Face au retard accusé pendant deux ans dans la réalisation de ce projet, et afin de rendre rapidement opérationnel le port en eau profonde de Limbe, LIPID «a proposé au gouvernement camerounais de commencer par la construction d’une jetée flottante multifonctionnelle, capable d’accueillir des navires de 20 000 tonnes, dont le coût est estimé à environ 35 millions de dollars (17,5 milliards de FCfa)», avait annoncé le gouvernement au sortir d’une réunion tenue le 15 janvier 2015 à Yaoundé.

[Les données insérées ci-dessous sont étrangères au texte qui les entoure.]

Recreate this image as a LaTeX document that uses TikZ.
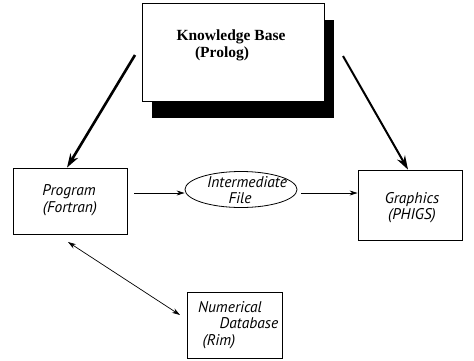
\documentclass[tikz,border=0pt]{standalone}
\usepackage{fontspec}
\setmainfont{Liberation Serif}
\newfontfamily\itsans{PT Sans}
\usetikzlibrary{arrows.meta,shapes.geometric}
\begin{document}
\begin{tikzpicture}[x=1pt,y=-1pt,
  box/.style={draw,line width=0.8pt,fill=white,inner sep=0pt},
  lbl/.style={font=\itsans\itshape\fontsize{15.5}{17}\selectfont,inner sep=0pt,anchor=base},
  kblbl/.style={font=\bfseries\fontsize{15.5}{17}\selectfont,inner sep=0pt,anchor=base},
  smallarrow/.style={line width=0.7pt,-{Stealth[length=8pt,width=5pt]}},
  bigarrow/.style={line width=2.6pt,-{Stealth[length=14pt,width=9pt]}}]
\useasboundingbox (0,0) rectangle (474,360);
% knowledge base with shadow
\fill (152,20) rectangle (334,118);
\node[box,minimum width=182pt,minimum height=98pt] (kb) at (233,52) {};
\node[kblbl] (kbt1) at (231,40) {Knowledge Base};
\node[kblbl] (kbt2) at (222,57) {(Prolog)};
% program
\node[box,minimum width=114pt,minimum height=66pt] (prog) at (70,201) {};
\node[lbl] (pt1) at (69,195) {Program};
\node[lbl] (pt2) at (70,212) {(Fortran)};
% intermediate file
\node[draw,line width=0.8pt,ellipse,minimum width=112pt,minimum height=36pt,inner sep=0pt] (ifile) at (241,189.5) {};
\node[lbl] (it1) at (247,187) {Intermediate};
\node[lbl] (it2) at (240,203) {File};
% graphics
\node[box,minimum width=104pt,minimum height=70pt] (gfx) at (410,205) {};
\node[lbl] (gt1) at (412,203) {Graphics};
\node[lbl] (gt2) at (412,219) {(PHIGS)};
% numerical database
\node[box,minimum width=95pt,minimum height=66pt] (ndb) at (235,325) {};
\node[lbl] (nt1) at (230,312) {Numerical};
\node[lbl] (nt2) at (249,328) {Database};
\node[lbl] (nt3) at (219,345) {(Rim)};
% connectors
\coordinate (a1) at (135,55);
\coordinate (a2) at (343,56);
\draw[bigarrow] (a1) -- (prog.north -| 67,0);
\draw[bigarrow,line width=2pt] (a2) -- (gfx.north -| 408,0);
\draw[smallarrow] (prog.east |- 0,193) ++(7,0) -- (ifile.west |- 0,193);
\draw[smallarrow] (ifile.east |- 0,193) ++(4,0) -- (gfx.west |- 0,193);
\coordinate (d1) at (68,242);
\coordinate (d2) at (180,315);
\draw[line width=0.7pt,{Stealth[length=8pt,width=5pt]}-{Stealth[length=8pt,width=5pt]}] (d1) -- (d2);
\end{tikzpicture}
\end{document}
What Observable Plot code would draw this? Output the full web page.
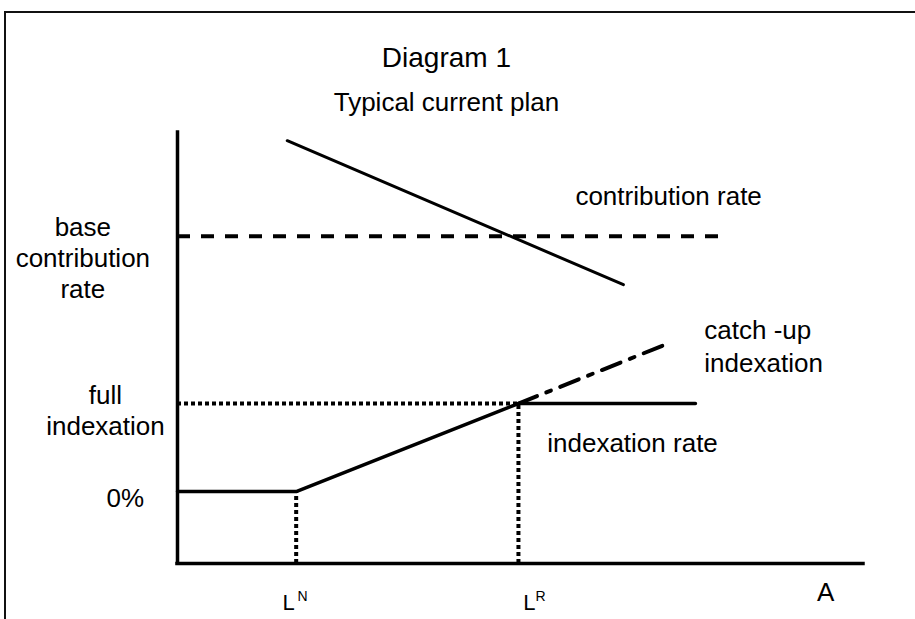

Neuf mois plus tard, ce terminal flottant qui, selon le chronogramme présenté en janvier 2015 par LIPID, «pourrait être construit et livré au terme de six mois», reste attendu.
Une fois achevé, le port en eau profonde de Limbe devrait permettre d’exporter annuellement 50 000 tonnes de produits agricoles dès 2017
De même que les autres composantes de cette infrastructure portuaire, qui «sera spécialisé dans le transport des produits lourds tels que les hydrocarbures (la seule raffinerie du pays se trouve à Limbe), le ciment (une cimenterie sera construite dans la ville de Limbe), les conteneurs et autres produits agricoles (la CDC exploite des milliers d’hectares de banane, d’huile de palme et d’hévéa autour de Limbe)», précise le gouvernement camerounais. Une fois achevé, le port en eau profonde de Limbe devrait permettre d’exporter annuellement 50 000 tonnes de produits agricoles dès 2017, selon un rapport de l’étude du projet.
Il faudra aussi compter avec le port de Garoua, un des rares ports fluviaux que compte le Cameroun. Situé sur les abords de la Benoué, les études en vue de sa redynamisation sont en cours. Au début des années 1990, le trafic était estimé entre 8000 et 10 000 tonnes par an, la navigation vers le Nigeria n’étant réellement active que lors des périodes de crue.